Reviews.com found it a disadvantage that consumers must make a Google account in order to use Google Drive. And, items in your Gmail account will use your Google Drive space.
OneDrive (formerly Sky Drive) by Microsoft
Reviews.com likes that OneDrive comes installed in Windows 10. It also includes a basic version of Microsoft Office. The reviewers also said OneDrive has the fastest file upload speed.
Like Google Drive, OneDrive can search photos.
But users must have a Microsoft account. And Reviews.com said OneDrive is more difficult to use than the others.
Box provides many features for business use and works well with apps. However, Reviews.com said the free version does not include automatic photo uploading. And, the website said Box’s paid version is the costliest of the four services.
The complete review, called “The Best Cloud Storage,” can be found at Reviews.com.
I'm Kelly Jean Kelly.
* Reviews.com Comparison Chart used with permission
Words in This Story
access - v. to be able to use, enter, or get near (something)

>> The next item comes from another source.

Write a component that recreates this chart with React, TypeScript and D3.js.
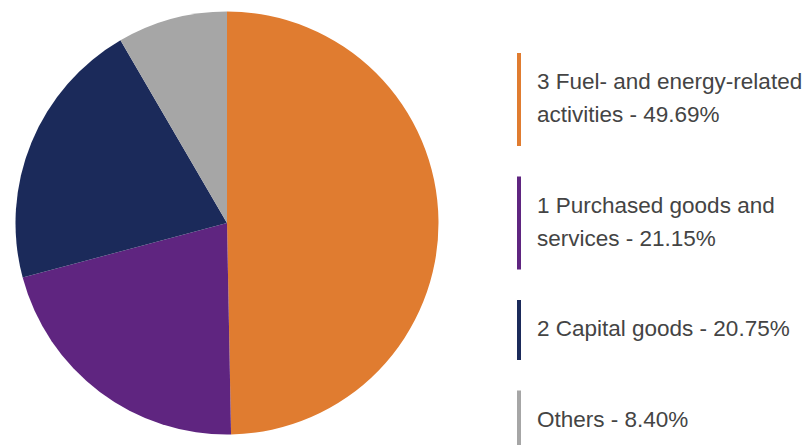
import React from "react";
import * as d3 from "d3";

const categories = [
  "3 Fuel- and energy-related activities",
  "1 Purchased goods and services",
  "2 Capital goods",
  "Others",
];
const values = [49.69, 21.15, 20.75, 8.4];
const colors = ["#E07C30", "#5F2580", "#1B2A5A", "#A6A6A6"];

const W = 809;
const H = 445;
const FONT = "'Liberation Sans', Arial, sans-serif";
const FONT_SIZE = 22.5;

function measure(text: string): number {
  const c = document.createElement("canvas").getContext("2d");
  if (!c) return text.length * FONT_SIZE * 0.5;
  c.font = `${FONT_SIZE}px ${FONT}`;
  return c.measureText(text).width;
}

function wrap(text: string, maxW: number): string[] {
  const words = text.split(" ");
  const lines: string[] = [];
  let cur = "";
  for (const w of words) {
    const t = cur ? cur + " " + w : w;
    if (measure(t) > maxW && cur) {
      lines.push(cur);
      cur = w;
    } else cur = t;
  }
  if (cur) lines.push(cur);
  return lines;
}

export default function App() {
  const cx = 227;
  const cy = 223;
  const r = 211.5;
  const pie = d3.pie<number>().sort(null).startAngle(0).endAngle(2 * Math.PI);
  const arcs = pie(values);
  const arcGen = d3.arc<d3.PieArcDatum<number>>().innerRadius(0).outerRadius(r);

  const legendX = 517;
  const textX = 537;
  const lineH = 33;
  const gap = 30.5;
  let y = 53;
  const items = categories.map((c, i) => {
    const lines = wrap(`${c} - ${values[i].toFixed(2)}%`, 275);
    const barH = 27 + lines.length * lineH;
    const item = { y, lines, barH, color: colors[i] };
    y += barH + gap;
    return item;
  });

  return (
    <svg
      width={W}
      height={H}
      style={{ position: "absolute", left: 0, top: 0, background: "#fff" }}
    >
      <g transform={`translate(${cx},${cy})`}>
        {arcs.map((a, i) => (
          <path key={i} d={arcGen(a) || ""} fill={colors[i]} />
        ))}
      </g>
      {items.map((it, i) => (
        <g key={i}>
          <rect x={legendX} y={it.y} width={4} height={it.barH} fill={it.color} />
          {it.lines.map((ln, j) => (
            <text
              key={j}
              x={textX}
              y={it.y + 36 + j * lineH}
              fontFamily={FONT}
              fontSize={FONT_SIZE}
              fill="#444444"
            >
              {ln}
            </text>
          ))}
        </g>
      ))}
    </svg>
  );
}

version - n. a form of something (such as a product) that is different in some way from other forms
platform - n. a program or set of programs that controls the way a computer works and runs other programs
confusing - adj. difficult to understand
encrypt - v. to change (information) from one form to another especially to hide its meaning
upload - v. to move or copy (a file, program, etc.) from a computer or device to a usually larger computer or computer network
sync - v. the transfer of data between (two devices) to ensure that the same data is stored on both.